Friday, January 7, 2022

A January Thaw?

 


    A thaw  would be a relief from many things, for many reasons.

    What else can one expect after two snowfalls in four days (counting the nights)?  This is a month that is best lived day-to-day in search of sun and anything else conductive to good health and personal welfare. The country now more than ever is in search of its  democratic foundations  and a way out of the misinformation tide threatening to drown all civility.

    I had, for a while, at the top of a list of notably negative signs the titles of notably popular books (at least on one December poll). 'The Bitch Is Back.' "Thug Matrimony' and 'Empire of Pain,' plus Congress member Robert F Kennedy's anti-Fauci rants.  But there is only so much ill will a person can absorb before rejecting omens of any kind.

    Especially when one's birthday falls on the date of the Christian Orthodox Christmas. Bring on the lights and flowers and celebrate.

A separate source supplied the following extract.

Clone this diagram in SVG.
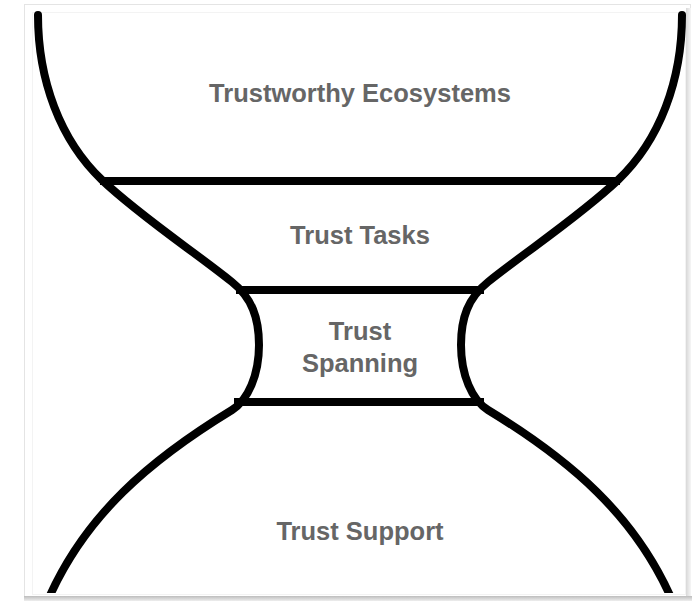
<svg xmlns="http://www.w3.org/2000/svg" width="696" height="602" viewBox="0 0 696 602">
  <defs>
    <style>
      .curve { fill: none; stroke: #000; stroke-width: 8; stroke-linecap: round; stroke-linejoin: round; }
      .bar { stroke: #000; stroke-width: 8; stroke-linecap: butt; }
      .lbl { font-family: "Liberation Sans", Arial, sans-serif; font-weight: bold; font-size: 25.5px; fill: #666; text-anchor: middle; }
    </style>
    <linearGradient id="shadowB" x1="0" y1="0" x2="0" y2="1">
      <stop offset="0" stop-color="#bdbdbd"/>
      <stop offset="1" stop-color="#eeeeee"/>
    </linearGradient>
    <linearGradient id="shadowR" x1="0" y1="0" x2="1" y2="0">
      <stop offset="0" stop-color="#d8d8d8"/>
      <stop offset="1" stop-color="#f6f6f6"/>
    </linearGradient>
    <clipPath id="clip">
      <rect x="0" y="0" width="696" height="593"/>
    </clipPath>
  </defs>

  <rect x="0" y="0" width="696" height="602" fill="#fff"/>

  <g id="frame">
    <rect x="24.5" y="4.5" width="666" height="592" fill="#fff" stroke="#e4e4e4" stroke-width="1"/>
    <rect x="686" y="8" width="5" height="590" fill="url(#shadowR)"/>
    <rect x="24" y="596" width="668" height="5" fill="url(#shadowB)"/>
    <rect x="32.5" y="12.5" width="653" height="582" fill="#fff" stroke="#f3f3f3" stroke-width="1"/>
  </g>

  <g id="connectors" clip-path="url(#clip)">
    <path id="left-outline" class="curve" d="M38,15 C38,80 60,140 102,180 C140,216 192,250 232,282 C252,298 259,318 259,345 C259,375 248,400 232,410 C150,460 85,515 48,600"/>
    <path id="right-outline" class="curve" d="M682,15 C682,80 660,140 618,180 C580,216 528,250 488,282 C468,298 461,318 461,345 C461,375 472,400 488,410 C570,460 635,515 672,600"/>
  </g>

  <g id="bars">
    <line class="bar" x1="100" y1="181" x2="620" y2="181"/>
    <line class="bar" x1="236" y1="290" x2="484" y2="290"/>
    <line class="bar" x1="234" y1="402" x2="484" y2="402"/>
  </g>

  <g id="node-ecosystems">
    <text class="lbl" x="360" y="102">Trustworthy Ecosystems</text>
  </g>
  <g id="node-tasks">
    <text class="lbl" x="360" y="244">Trust Tasks</text>
  </g>
  <g id="node-spanning">
    <text class="lbl" x="360" y="340">Trust</text>
    <text class="lbl" x="360" y="372">Spanning</text>
  </g>
  <g id="node-support">
    <text class="lbl" x="360" y="540">Trust Support</text>
  </g>
</svg>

    At this point in the pandemic (capitalized or not?) it makes sense to identify the many different emotions and patterns of daily living can be attributed to what for most people is a very attenuated life. At least a life lived to the fullest. Lessons or habits learned throughout a seesaw nearly-two-year scourge?

    I write in haste, the two that occur to me: how important it is to keep a schedule - but not too perfectly; and the necessity of reading at least one book a week. Book titles are my diary of sorts. The object of holding on to some sort of daily schedule is to know how and when to break it. Finally late January 2022, I do just : I become a tourist in New York City - traveling by train to Manhattan and staying two nights in a hotel while visiting friends whom I have not seen and barely talked with in two years. In normal times such a trip would involve theater and some semblance of social life.  For one couple who are keeping strict discipline to be apart from strangers inside a building, this involves dinner outside under a plastic tent. A single heater bar overhead sustains us - barely - along with the handout plastic packet revealing a sheet of shiny silver mylar to cover our legs. A compromise, always the compromise. To enter museums it is necessary to order a  visiting period ahead online and to give proof of ID and vaccinations at the door. The upside is fewer people around, a less crowded city, and a vague sense of time suspended. I miss the absence of spontaneity: strangers communicating. The mandated mask policy inhibits such a thing. 

    As for getting through ordinary days, I am not the only person I'm sure to fall prey to addiction to New York Times cooking column or App or whatever comes with my print subscription. Sam Sifton is my guide most of the time. I ignore the lures of games and crosswords in favor of parsing recipes and treating them as treasure hunts: do I/will I have the ingredients to try this or that new or familiar challenge and what will happen as I must boldly reduce each one by three-quarters.  (The live-alone syndrome.) Mainly I fail in the attempt, being an impatient soul, but I end up with some sense of being on a journey that substitutes in some small way, for being out in the world.